Why is AK Red Rose sold out — should that worry me about buying AK Barakah or AK Lakeview?
Not inherently. A sold-out project at this size (8 units) simply means demand matched supply at that specific sector and price point — it’s a small enough building that selling out isn’t a huge sales volume. It’s reasonable context, not a guarantee about the other two projects, which are different buildings in different sectors.
What does “south-facing” actually change in daily living?
In Dhaka’s climate, south-facing rooms typically get more consistent natural light through the day and tend to catch more of the prevailing breeze during the warmer months. North-facing units aren’t unlivable, but they’re noticeably dimmer on average — worth experiencing in person at a similar building if you can, rather than taking the claim on faith.
Is one apartment per floor actually worth paying for versus a building with multiple units per floor?
This is genuinely a personal preference question with a real tradeoff. One-unit-per-floor buildings offer more privacy and quieter common areas, but they also mean fewer total units to spread maintenance costs across, which can affect monthly service charges. If privacy is a priority for you, it’s worth it; if minimizing monthly costs matters more, a building with more units per floor may work out better financially.
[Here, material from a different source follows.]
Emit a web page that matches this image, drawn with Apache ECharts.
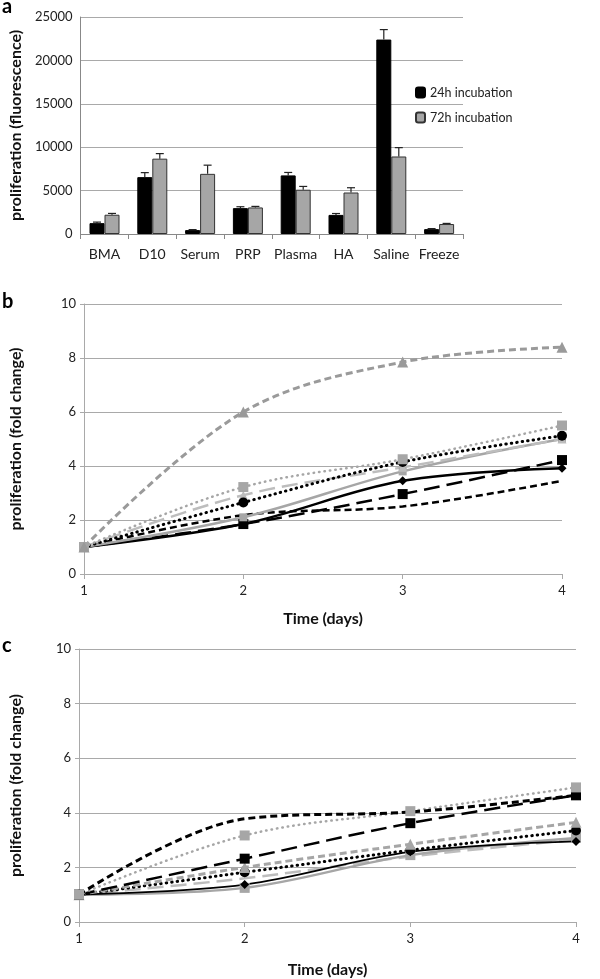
<!DOCTYPE html>
<html><head><meta charset="utf-8">
<script src="https://cdn.jsdelivr.net/npm/echarts@6/dist/echarts.min.js"></script>
<style>html,body{margin:0;padding:0;background:#fff}#c{width:600px;height:979px}</style>
</head><body><div id="c"></div>
<script>
// Panel a
const categories = ['BMA','D10','Serum','PRP','Plasma','HA','Saline','Freeze'];
const values24h = [1250, 6550, 450, 2980, 6750, 2200, 22400, 560];
const errors24h = [120, 520, 60, 160, 340, 160, 1150, 60];
const values72h = [2220, 8680, 6930, 3060, 5100, 4780, 8930, 1150];
const errors72h = [150, 580, 1000, 120, 380, 550, 1020, 70];
const yTicksA = [0, 25000, 5000];
// Panels b and c
const days = [1, 2, 3, 4];
const b_grayDashTri   = [1, 6.0, 7.85, 8.4];
const b_grayDotSq     = [1, 3.22, 4.25, 5.5];
const b_blackDotCirc  = [1, 2.65, 4.15, 5.12];
const b_graySolid     = [1, 2.1, 3.8, 5.0];
const b_grayLongDash  = [1, 2.92, 3.95, 5.0];
const b_blackSolidDia = [1, 1.85, 3.45, 3.92];
const b_blackLongSq   = [1, 1.85, 2.96, 4.22];
const b_blackShortDash= [1, 2.18, 2.5, 3.45];

const c_blackShortDash= [1, 3.78, 4.03, 4.64];
const c_grayDotSq     = [1, 3.17, 4.06, 4.93];
const c_blackLongSq   = [1, 2.32, 3.62, 4.64];
const c_grayDashTri   = [1, 2.0, 2.85, 3.65];
const c_blackDotCirc  = [1, 1.82, 2.63, 3.35];
const c_blackSolidDia = [1, 1.37, 2.57, 2.95];
const c_graySolidSq   = [1, 1.25, 2.45, 3.08];
const c_grayLongDash  = [1, 1.6, 2.4, 3.02];
const yTicksBC = [0, 10, 2];

const FONT = 'Lato';
const GRAY = '#a6a6a6';
const GRID = '#a9a9a9';

function pts(arr){ return days.map((d,i)=>[d, arr[i]]); }

function errSeries(vals, errs, side){
  return {
    type:'custom', xAxisIndex:0, yAxisIndex:0, z:5,
    data: vals.map((v,i)=>[i, v, errs[i]]),
    renderItem(params, api){
      const i = api.value(0), v = api.value(1), e = api.value(2);
      const p1 = api.coord([i, v]), p2 = api.coord([i, v+e]);
      const x = p1[0] + side*7.5;
      const st = {stroke:'#222', lineWidth:1.2};
      return {type:'group', children:[
        {type:'line', shape:{x1:x,y1:p1[1],x2:x,y2:p2[1]}, style:st},
        {type:'line', shape:{x1:x-4,y1:p2[1],x2:x+4,y2:p2[1]}, style:st}
      ]};
    }
  };
}

function lineS(ax, arr, color, type, width, symbol, size, symColor){
  return {
    type:'line', xAxisIndex:ax, yAxisIndex:ax, data:pts(arr), smooth:0.35,
    lineStyle:{color, width, type, cap: Array.isArray(type)&&type[0]<=1 ? 'round':'butt'},
    symbol: symbol || 'none', symbolSize:size||9,
    itemStyle:{color: symColor||color},
    showSymbol: !!symbol, animation:false
  };
}

const DOT = [0.5, 5];
const DOTG = [0.5, 5];
const SHORT = [7, 4];
const LONG = [16, 7];

const titleStyle = {fontFamily:FONT, fontSize:16, fontWeight:'bold', color:'#111'};
const valAxisCommon = {
  axisLabel:{fontFamily:FONT, fontSize:13, color:'#222', formatter:(v)=>String(v)},
  nameTextStyle:titleStyle,
  splitLine:{lineStyle:{color:GRID, width:1}},
};

const chart = echarts.init(document.getElementById('c'));
chart.setOption({
  animation:false,
  textStyle:{fontFamily:FONT},
  graphic:[
    {type:'text', left:2, top:-3, style:{text:'a', font:'bold 20px '+FONT, fill:'#000'}},
    {type:'text', left:2, top:292, style:{text:'b', font:'bold 20px '+FONT, fill:'#000'}},
    {type:'text', left:2, top:636, style:{text:'c', font:'bold 20px '+FONT, fill:'#000'}}
  ],
  legend:{
    left:410, top:81, orient:'vertical', itemGap:12, itemWidth:9, itemHeight:10,
    textStyle:{fontFamily:FONT, fontSize:12.5, color:'#222'},
    data:['24h incubation','72h incubation']
  },
  grid:[
    {left:68, right:137, top:17, height:217},
    {left:77, right:38, top:304, height:270},
    {left:72, right:24, top:649, height:279}
  ],
  xAxis:[
    {type:'category', gridIndex:0, data:categories,
     axisLine:{lineStyle:{color:'#888'}}, axisTick:{show:true, length:5, lineStyle:{color:'#888'}},
     axisLabel:{fontFamily:FONT, fontSize:14, color:'#222', margin:13, interval:0}},
    {type:'value', gridIndex:1, min:1, max:4, interval:1, name:'Time (days)', nameLocation:'middle', nameGap:37,
     nameTextStyle:titleStyle,
     axisLine:{lineStyle:{color:GRID}}, axisTick:{show:true, length:5, lineStyle:{color:GRID}},
     splitLine:{show:false}, axisLabel:{fontFamily:FONT, fontSize:13, color:'#222', margin:10}},
    {type:'value', gridIndex:2, min:1, max:4, interval:1, name:'Time (days)', nameLocation:'middle', nameGap:40,
     nameTextStyle:titleStyle,
     axisLine:{lineStyle:{color:GRID}}, axisTick:{show:true, length:5, lineStyle:{color:GRID}},
     splitLine:{show:false}, axisLabel:{fontFamily:FONT, fontSize:13, color:'#222', margin:10}}
  ],
  yAxis:[
    Object.assign({}, valAxisCommon, {type:'value', gridIndex:0, min:yTicksA[0], max:yTicksA[1], interval:yTicksA[2],
      name:'proliferation (fluorescence)', nameLocation:'middle', nameGap:55,
      axisLine:{show:true, lineStyle:{color:'#888'}}, axisTick:{show:false}}),
    Object.assign({}, valAxisCommon, {type:'value', gridIndex:1, min:yTicksBC[0], max:yTicksBC[1], interval:yTicksBC[2],
      name:'proliferation (fold change)', nameLocation:'middle', nameGap:60,
      axisLine:{show:true, lineStyle:{color:GRID}}, axisTick:{show:true, length:4, lineStyle:{color:GRID}}}),
    Object.assign({}, valAxisCommon, {type:'value', gridIndex:2, min:yTicksBC[0], max:yTicksBC[1], interval:yTicksBC[2],
      name:'proliferation (fold change)', nameLocation:'middle', nameGap:55,
      axisLine:{show:true, lineStyle:{color:GRID}}, axisTick:{show:true, length:4, lineStyle:{color:GRID}}})
  ],
  series:[
    {name:'24h incubation', type:'bar', xAxisIndex:0, yAxisIndex:0, data:values24h, barWidth:15, barGap:'0%',
     itemStyle:{color:'#000', borderColor:'#000', borderWidth:1}},
    {name:'72h incubation', type:'bar', xAxisIndex:0, yAxisIndex:0, data:values72h, barWidth:15, barGap:'0%',
     itemStyle:{color:GRAY, borderColor:'#333', borderWidth:1}},
    errSeries(values24h, errors24h, -1),
    errSeries(values72h, errors72h, 1),

    lineS(1, b_blackShortDash, '#000', SHORT, 2.5, null),
    lineS(1, b_blackLongSq, '#000', LONG, 2.5, 'rect', 10),
    lineS(1, b_blackSolidDia, '#000', 'solid', 2.5, 'diamond', 9),
    lineS(1, b_graySolid, GRAY, 'solid', 2.5, 'rect', 8),
    lineS(1, b_grayLongDash, '#bdbdbd', LONG, 2.5, 'triangle', 9),
    lineS(1, b_blackDotCirc, '#000', DOT, 3, 'circle', 10),
    lineS(1, b_grayDotSq, GRAY, DOTG, 2.5, 'rect', 10),
    lineS(1, b_grayDashTri, '#9a9a9a', SHORT, 3, 'triangle', 11),

    lineS(2, c_grayLongDash, '#bdbdbd', LONG, 2.5, null),
    lineS(2, c_graySolidSq, GRAY, 'solid', 2.5, 'rect', 10),
    lineS(2, c_blackSolidDia, '#000', 'solid', 1.8, 'diamond', 9),
    lineS(2, c_blackDotCirc, '#000', DOT, 3, 'circle', 10),
    lineS(2, c_grayDashTri, GRAY, SHORT, 3, 'triangle', 11),
    lineS(2, c_blackLongSq, '#000', LONG, 2.5, 'rect', 10),
    lineS(2, c_grayDotSq, GRAY, DOTG, 2.5, 'rect', 10),
    lineS(2, c_blackShortDash, '#000', SHORT, 3, null)
  ]
});
</script></body></html>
Can I negotiate the price or payment schedule?
Often yes, particularly on payment schedule structure (number of installments, down payment percentage) rather than the headline price, especially earlier in a project’s construction timeline when fewer units have sold. It’s always worth asking directly rather than assuming the first quoted terms are final.
What happens if construction is delayed?
This should be explicitly addressed in your written sale agreement before you sign — ask specifically what compensation or remedy exists for delays beyond the agreed handover date. If a developer is unwilling to put any delay provision in writing, treat that as a meaningful signal.
Final Thoughts
Buying an apartment — in Jolshiri Abashon or anywhere in Dhaka — isn’t a decision to make purely from a brochure or a single site visit. AK Red Rose, AK Barakah, and AK Lakeview are useful as a case study precisely because they show both the consistency (similar specs, similar pricing logic) and the differences (sector, construction stage, small feature variations like EV charging) that exist even within a single developer’s portfolio in a single township.
If you’re seriously considering any of these three projects, or comparing them against other Jolshiri Abashon developments, the most useful next step isn’t reading another article — it’s a site visit, a request for the actual written sale agreement, and an independent legal review of the land documents. Everything else is secondary to those three things.